Fromm also argues that the nature of Remedy’s business as a temporary staffing agency means that virtually all of Scheurer’s disputes would involve Remedy’s clients. According to Fromm, the totality of the circumstances therefore indicates that the parties intended for the arbitration agreement to benefit a class that includes Fromm. But Fromm has not identified evidence that supports this contention. As explained above, the language of the contract does not suggest that Scheurer and Remedy meant for their agreement to apply to Remedy’s clients. Like the application agreement, the employee handbook that Remedy gave Scheurer uses the term “Employer” and fails to define the term. It also states that Scheurer should contact the “President of the Employer (Mr. D. Stephen Sorensen)” as part of the informal process for resolving grievances. Dkt. 15-3, at 2. Identifying a specific person as “President of the Employer” undercuts the idea that “Employer” refers to Remedy and its clients. The totality of the circumstances in this case does not support the conclusion that Remedy and Scheurer intended for the application agreement to benefit a class that included Fromm.
Because the record does not support a theory of equitable estoppel or third-party beneficiary, the court will deny Fromm’s motion to compel arbitration.
ORDER
IT IS ORDERED that defendant Fromm Family Foods LLC’s motion to compel arbitration, Dkt. 14, is DENIED.

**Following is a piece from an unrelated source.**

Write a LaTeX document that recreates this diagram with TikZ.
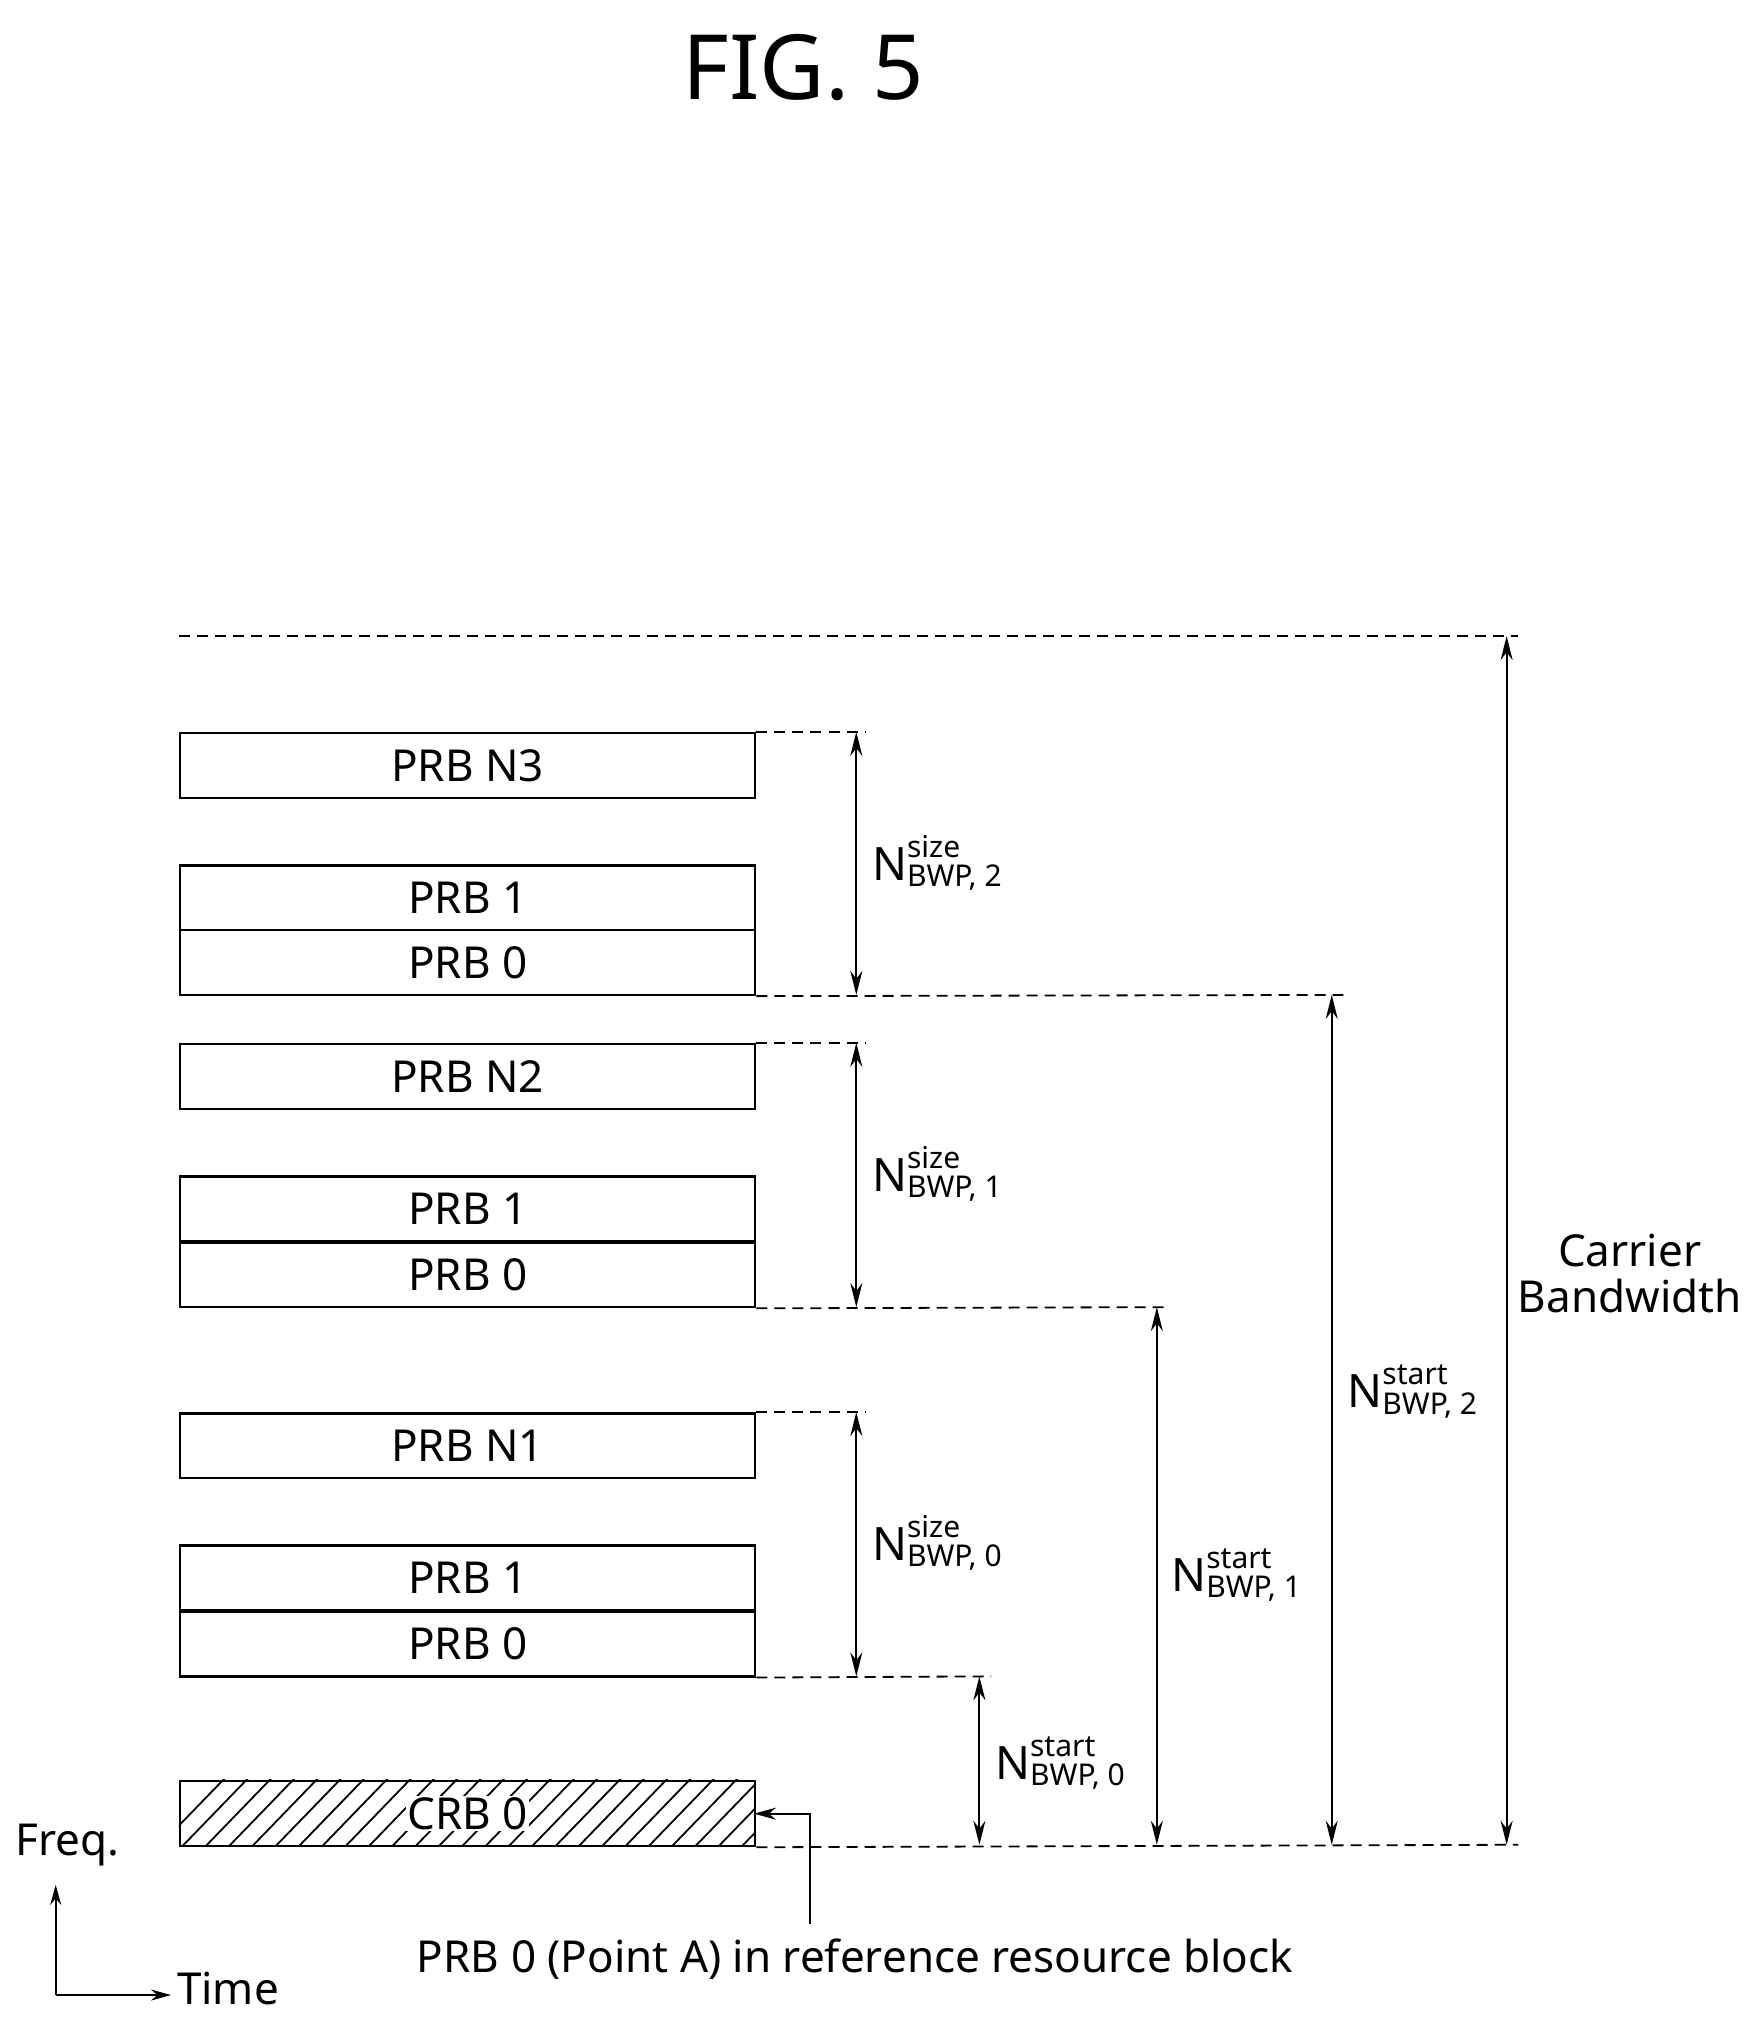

. Fromm cites only federal law in arguing that equitable estoppel applies, and Scheurer does not address the issue.

. Fromm misquotes JLM Industries in its brief and incorrectly cites the case as a Seventh Circuit decision. See Dkt. 15, at 9.

. The court would undertake a similar inquiry if Scheurer pursues a "joint-employer” approach. See Tamayo v. Blagojevich, 526 F.3d 1074, 1088 (7th Cir.2008) (‘‘[A]n affiliated corporation nevertheless may be considered án employer under Title VII, in addition to the direct employer, if the affiliate directed the discriminatory act, practice, or policy of which the employee is complaining.” (citations and internal quotation marks omitted)).